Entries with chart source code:
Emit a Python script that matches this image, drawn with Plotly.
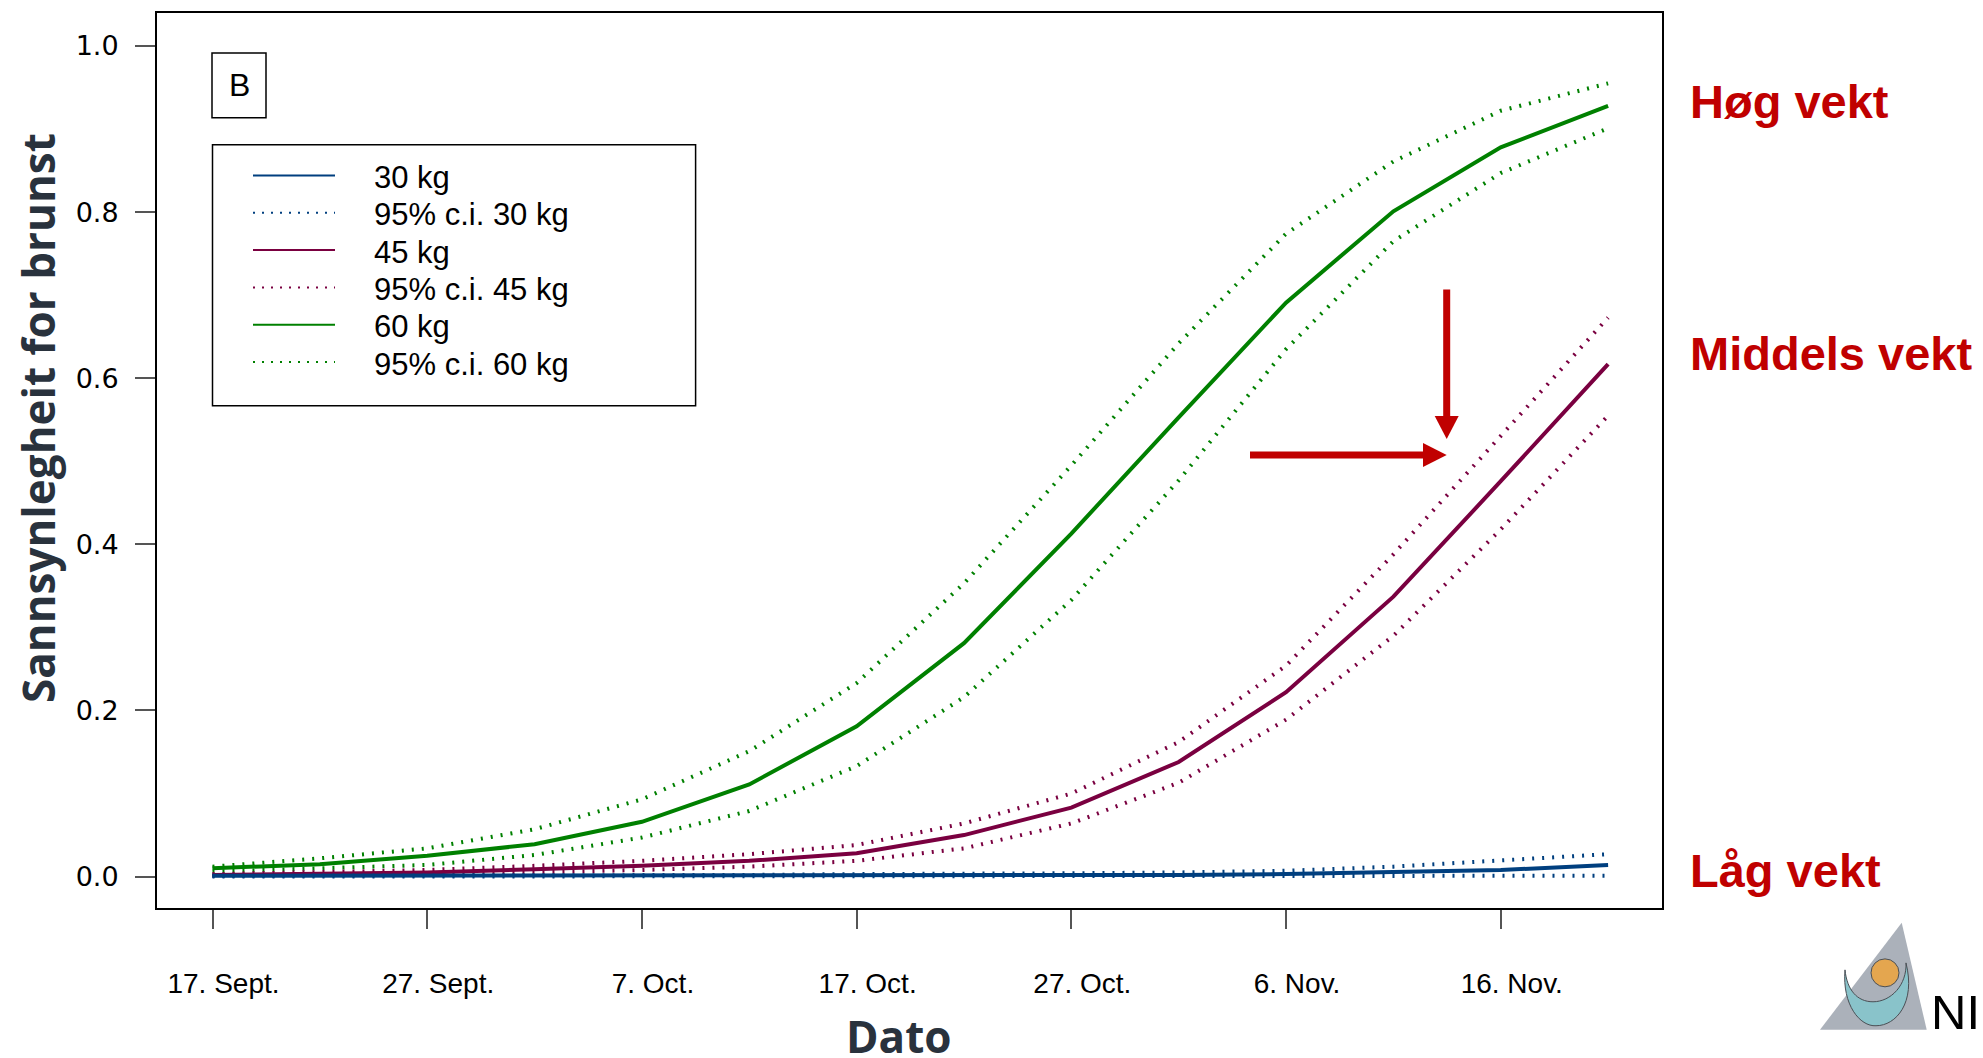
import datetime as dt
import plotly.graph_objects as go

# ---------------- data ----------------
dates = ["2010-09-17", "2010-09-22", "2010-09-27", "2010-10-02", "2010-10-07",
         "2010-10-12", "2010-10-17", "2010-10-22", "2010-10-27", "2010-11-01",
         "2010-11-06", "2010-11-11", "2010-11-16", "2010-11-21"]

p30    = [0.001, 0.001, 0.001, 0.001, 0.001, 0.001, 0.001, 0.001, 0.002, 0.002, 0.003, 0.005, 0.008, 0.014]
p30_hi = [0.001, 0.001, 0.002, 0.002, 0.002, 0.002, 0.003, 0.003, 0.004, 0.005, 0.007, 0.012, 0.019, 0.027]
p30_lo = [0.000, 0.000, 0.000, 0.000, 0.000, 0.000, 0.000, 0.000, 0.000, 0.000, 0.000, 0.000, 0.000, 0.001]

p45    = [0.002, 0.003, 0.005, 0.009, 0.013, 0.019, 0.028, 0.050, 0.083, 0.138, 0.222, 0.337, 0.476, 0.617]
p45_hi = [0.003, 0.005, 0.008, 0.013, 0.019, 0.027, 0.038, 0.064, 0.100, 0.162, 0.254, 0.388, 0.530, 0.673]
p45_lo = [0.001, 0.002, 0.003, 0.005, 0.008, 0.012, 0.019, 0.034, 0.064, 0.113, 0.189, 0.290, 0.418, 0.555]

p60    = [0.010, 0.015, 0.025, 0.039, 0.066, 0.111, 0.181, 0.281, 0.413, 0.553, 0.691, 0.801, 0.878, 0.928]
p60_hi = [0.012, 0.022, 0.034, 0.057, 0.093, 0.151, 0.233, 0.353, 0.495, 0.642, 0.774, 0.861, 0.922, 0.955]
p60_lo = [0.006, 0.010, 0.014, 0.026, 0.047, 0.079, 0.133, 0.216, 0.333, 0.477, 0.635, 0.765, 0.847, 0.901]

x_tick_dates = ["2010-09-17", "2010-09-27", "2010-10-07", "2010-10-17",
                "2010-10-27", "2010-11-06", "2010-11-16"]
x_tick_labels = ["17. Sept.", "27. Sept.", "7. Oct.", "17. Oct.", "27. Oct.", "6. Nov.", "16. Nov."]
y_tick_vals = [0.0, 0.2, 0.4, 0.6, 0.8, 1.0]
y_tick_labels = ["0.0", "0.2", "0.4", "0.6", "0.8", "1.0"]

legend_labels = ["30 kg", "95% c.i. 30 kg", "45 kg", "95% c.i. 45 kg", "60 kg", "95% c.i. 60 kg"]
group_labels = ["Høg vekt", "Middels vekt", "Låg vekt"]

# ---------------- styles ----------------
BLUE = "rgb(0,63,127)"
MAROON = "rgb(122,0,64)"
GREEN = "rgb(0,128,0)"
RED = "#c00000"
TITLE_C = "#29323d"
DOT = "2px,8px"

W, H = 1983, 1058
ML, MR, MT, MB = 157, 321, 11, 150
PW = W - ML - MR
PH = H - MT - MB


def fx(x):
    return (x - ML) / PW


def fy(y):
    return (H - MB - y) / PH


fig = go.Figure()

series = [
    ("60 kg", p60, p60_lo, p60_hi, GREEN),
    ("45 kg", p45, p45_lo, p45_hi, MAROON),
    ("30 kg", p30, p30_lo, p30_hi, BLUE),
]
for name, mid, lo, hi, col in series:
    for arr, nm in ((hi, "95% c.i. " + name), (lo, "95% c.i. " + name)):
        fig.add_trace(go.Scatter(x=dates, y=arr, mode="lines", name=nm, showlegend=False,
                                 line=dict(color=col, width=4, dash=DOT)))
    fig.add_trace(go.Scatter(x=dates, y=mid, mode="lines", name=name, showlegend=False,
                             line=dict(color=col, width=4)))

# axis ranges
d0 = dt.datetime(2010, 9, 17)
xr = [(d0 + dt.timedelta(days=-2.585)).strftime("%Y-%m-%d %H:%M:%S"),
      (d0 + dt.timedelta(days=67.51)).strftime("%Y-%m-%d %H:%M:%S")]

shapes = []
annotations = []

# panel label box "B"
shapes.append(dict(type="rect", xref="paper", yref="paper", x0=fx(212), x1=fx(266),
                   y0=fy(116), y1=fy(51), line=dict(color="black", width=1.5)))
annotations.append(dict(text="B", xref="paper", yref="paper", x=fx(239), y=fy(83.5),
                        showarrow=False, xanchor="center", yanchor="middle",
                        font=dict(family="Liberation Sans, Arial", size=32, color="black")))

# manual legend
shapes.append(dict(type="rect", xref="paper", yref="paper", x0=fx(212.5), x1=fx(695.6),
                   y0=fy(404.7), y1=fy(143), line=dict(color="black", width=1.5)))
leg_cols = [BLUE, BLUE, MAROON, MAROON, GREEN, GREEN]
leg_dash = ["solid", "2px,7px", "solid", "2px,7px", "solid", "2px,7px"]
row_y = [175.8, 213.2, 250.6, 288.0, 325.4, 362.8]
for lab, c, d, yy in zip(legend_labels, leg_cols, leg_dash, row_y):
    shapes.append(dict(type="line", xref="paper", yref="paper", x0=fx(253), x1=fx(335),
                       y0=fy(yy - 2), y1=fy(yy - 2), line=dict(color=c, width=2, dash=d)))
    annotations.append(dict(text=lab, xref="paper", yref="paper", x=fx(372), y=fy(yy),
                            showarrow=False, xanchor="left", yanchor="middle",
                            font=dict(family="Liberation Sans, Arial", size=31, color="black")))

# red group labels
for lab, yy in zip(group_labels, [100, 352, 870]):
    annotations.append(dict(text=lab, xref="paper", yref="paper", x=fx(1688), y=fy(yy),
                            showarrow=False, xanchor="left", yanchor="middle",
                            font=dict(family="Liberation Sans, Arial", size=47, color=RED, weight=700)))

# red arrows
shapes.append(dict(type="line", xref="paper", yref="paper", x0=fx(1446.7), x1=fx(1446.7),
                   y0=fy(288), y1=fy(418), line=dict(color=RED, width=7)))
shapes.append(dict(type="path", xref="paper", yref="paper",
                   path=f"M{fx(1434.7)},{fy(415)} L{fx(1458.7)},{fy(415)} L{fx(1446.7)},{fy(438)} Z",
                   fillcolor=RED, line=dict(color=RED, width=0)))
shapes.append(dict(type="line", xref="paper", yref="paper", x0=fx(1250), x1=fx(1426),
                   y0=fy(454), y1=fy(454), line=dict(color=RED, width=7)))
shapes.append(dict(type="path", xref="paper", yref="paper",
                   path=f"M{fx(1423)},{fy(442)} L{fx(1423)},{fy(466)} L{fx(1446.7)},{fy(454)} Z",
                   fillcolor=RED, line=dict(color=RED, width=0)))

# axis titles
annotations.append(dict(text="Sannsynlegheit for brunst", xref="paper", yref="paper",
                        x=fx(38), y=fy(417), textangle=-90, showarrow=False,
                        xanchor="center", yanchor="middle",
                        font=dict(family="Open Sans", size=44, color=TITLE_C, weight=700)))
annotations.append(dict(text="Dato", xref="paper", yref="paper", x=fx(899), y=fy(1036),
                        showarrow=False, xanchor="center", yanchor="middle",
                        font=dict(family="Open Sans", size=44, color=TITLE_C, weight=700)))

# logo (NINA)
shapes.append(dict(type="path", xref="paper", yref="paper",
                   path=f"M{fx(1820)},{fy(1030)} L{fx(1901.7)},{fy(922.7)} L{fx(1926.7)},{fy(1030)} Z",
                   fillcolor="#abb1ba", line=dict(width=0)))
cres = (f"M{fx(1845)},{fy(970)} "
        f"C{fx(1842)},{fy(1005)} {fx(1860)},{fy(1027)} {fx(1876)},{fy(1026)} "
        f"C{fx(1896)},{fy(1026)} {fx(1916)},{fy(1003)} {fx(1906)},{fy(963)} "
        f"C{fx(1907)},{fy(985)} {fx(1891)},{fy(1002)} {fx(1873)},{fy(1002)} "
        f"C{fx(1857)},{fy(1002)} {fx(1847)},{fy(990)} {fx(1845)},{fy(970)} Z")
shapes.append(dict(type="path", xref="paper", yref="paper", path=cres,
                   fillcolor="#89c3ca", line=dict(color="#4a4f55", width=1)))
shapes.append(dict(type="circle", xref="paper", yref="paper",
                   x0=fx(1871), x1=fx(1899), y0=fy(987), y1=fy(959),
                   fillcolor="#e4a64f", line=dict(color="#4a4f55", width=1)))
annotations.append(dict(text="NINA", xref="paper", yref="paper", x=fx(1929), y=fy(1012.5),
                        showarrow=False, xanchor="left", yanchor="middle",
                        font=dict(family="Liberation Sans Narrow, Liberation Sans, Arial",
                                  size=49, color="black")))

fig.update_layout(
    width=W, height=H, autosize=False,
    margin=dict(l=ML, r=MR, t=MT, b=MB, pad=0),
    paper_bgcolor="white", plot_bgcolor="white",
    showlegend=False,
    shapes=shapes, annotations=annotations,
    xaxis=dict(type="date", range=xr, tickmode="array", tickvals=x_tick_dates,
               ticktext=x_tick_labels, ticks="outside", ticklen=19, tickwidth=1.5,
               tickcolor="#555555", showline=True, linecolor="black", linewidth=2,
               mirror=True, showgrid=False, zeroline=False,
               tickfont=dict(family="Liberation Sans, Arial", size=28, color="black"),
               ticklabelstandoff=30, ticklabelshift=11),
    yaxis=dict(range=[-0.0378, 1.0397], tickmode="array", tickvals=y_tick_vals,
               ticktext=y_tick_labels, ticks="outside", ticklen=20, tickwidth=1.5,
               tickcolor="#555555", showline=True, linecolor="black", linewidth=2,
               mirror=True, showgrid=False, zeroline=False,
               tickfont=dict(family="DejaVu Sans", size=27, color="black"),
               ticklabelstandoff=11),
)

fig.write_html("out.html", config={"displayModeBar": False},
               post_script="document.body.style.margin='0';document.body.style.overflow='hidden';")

* * *

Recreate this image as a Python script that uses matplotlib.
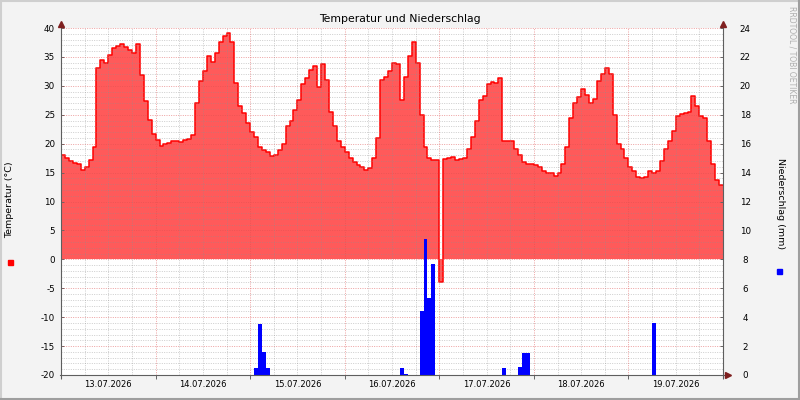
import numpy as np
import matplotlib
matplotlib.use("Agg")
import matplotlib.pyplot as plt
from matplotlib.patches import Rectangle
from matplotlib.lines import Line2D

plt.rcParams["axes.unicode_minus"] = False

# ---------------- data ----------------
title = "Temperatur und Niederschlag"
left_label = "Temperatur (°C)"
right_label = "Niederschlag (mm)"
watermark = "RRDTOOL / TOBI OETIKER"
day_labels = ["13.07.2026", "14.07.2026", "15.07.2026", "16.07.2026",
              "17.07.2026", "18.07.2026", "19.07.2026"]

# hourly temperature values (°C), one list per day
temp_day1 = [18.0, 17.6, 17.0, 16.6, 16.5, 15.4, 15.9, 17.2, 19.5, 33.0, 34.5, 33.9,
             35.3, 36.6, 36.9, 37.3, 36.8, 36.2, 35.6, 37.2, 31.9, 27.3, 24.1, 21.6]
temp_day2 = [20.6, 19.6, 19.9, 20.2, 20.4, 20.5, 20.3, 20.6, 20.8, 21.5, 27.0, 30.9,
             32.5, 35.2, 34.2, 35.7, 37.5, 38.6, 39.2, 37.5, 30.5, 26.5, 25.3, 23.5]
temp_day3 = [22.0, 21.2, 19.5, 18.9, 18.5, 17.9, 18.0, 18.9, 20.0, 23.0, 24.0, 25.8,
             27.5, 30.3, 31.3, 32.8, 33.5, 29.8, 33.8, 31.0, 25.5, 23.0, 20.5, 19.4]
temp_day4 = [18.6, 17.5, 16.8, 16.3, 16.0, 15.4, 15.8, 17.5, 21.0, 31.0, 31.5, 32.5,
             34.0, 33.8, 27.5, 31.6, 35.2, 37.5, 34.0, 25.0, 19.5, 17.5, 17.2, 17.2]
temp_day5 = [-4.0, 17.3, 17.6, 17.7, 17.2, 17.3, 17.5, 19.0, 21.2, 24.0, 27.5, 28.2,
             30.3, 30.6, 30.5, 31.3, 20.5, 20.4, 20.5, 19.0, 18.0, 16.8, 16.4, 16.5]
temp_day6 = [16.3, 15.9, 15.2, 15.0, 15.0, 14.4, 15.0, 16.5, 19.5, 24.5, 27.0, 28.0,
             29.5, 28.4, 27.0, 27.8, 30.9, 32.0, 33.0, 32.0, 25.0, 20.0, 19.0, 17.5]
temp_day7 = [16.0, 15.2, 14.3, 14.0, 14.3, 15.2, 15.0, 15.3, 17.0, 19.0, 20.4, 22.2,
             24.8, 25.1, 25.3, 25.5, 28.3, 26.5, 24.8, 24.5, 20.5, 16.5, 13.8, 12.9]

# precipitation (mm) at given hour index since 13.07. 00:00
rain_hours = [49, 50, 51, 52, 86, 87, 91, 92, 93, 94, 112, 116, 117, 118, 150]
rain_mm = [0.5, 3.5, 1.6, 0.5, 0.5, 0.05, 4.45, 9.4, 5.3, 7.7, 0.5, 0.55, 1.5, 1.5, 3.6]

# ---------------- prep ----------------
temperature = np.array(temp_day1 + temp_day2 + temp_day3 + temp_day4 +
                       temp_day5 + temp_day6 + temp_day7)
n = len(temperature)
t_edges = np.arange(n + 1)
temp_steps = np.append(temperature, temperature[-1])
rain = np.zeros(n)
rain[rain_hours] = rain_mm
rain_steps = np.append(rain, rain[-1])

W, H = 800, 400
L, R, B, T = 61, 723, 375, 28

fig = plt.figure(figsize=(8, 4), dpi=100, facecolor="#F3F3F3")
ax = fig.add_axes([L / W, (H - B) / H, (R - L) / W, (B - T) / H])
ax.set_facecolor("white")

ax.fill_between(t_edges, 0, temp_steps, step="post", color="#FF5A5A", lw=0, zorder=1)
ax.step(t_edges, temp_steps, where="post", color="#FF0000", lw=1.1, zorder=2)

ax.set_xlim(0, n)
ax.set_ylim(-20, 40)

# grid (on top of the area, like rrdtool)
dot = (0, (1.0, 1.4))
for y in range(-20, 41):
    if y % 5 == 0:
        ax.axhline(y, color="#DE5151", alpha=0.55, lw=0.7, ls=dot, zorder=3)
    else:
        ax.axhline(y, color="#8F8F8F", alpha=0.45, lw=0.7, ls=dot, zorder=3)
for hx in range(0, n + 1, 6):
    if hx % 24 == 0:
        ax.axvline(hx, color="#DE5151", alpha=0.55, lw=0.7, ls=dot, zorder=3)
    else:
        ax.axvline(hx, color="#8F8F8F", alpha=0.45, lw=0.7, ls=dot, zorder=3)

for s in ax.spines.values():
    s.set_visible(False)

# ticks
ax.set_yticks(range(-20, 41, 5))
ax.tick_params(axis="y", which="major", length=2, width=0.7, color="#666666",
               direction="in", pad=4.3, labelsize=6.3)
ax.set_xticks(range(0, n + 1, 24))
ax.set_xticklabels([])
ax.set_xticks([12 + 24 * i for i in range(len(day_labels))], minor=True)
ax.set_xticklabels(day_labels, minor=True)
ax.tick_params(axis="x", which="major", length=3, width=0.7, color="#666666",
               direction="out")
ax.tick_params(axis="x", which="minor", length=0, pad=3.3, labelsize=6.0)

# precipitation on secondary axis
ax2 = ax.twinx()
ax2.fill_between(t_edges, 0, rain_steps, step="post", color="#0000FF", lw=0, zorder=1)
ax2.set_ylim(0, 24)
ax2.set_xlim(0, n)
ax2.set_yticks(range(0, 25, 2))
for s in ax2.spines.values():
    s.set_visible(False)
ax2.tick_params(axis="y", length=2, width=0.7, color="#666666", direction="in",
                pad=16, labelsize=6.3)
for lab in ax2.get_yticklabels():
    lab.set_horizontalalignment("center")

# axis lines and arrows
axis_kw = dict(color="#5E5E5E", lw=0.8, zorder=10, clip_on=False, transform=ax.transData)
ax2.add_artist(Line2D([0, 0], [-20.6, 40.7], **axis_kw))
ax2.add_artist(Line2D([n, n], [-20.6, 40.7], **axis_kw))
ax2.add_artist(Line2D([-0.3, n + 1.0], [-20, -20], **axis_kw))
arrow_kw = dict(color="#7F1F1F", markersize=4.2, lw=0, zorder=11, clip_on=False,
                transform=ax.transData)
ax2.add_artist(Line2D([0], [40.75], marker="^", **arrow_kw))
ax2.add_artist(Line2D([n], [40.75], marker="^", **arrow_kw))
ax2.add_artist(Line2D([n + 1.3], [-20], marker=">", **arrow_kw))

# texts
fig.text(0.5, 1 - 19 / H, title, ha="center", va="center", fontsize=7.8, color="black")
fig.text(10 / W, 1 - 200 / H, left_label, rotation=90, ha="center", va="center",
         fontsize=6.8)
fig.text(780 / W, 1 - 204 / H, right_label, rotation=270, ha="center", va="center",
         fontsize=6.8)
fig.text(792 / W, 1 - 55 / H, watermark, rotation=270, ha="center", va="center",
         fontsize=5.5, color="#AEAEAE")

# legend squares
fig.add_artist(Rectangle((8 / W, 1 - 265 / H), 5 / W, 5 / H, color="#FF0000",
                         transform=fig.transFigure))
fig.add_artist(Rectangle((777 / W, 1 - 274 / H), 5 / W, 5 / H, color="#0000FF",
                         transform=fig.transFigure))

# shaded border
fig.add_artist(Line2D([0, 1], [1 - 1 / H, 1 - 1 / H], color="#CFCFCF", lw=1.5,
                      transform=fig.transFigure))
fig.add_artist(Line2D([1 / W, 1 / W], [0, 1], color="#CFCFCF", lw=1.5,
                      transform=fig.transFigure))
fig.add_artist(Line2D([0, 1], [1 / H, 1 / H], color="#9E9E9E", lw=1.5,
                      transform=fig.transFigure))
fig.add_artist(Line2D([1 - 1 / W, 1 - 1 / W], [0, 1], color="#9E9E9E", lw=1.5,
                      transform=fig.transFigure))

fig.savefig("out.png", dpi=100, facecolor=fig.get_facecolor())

REQUIREMENT: Taking the entries above, extract every line from the one bearing "Recreate this image" through the one bearing "from matplotlib.lines import Line2D", exactly, with no pictures.

RESPONSE TO THIS TASK:
Recreate this image as a Python script that uses matplotlib.
import numpy as np
import matplotlib
matplotlib.use("Agg")
import matplotlib.pyplot as plt
from matplotlib.patches import Rectangle
from matplotlib.lines import Line2D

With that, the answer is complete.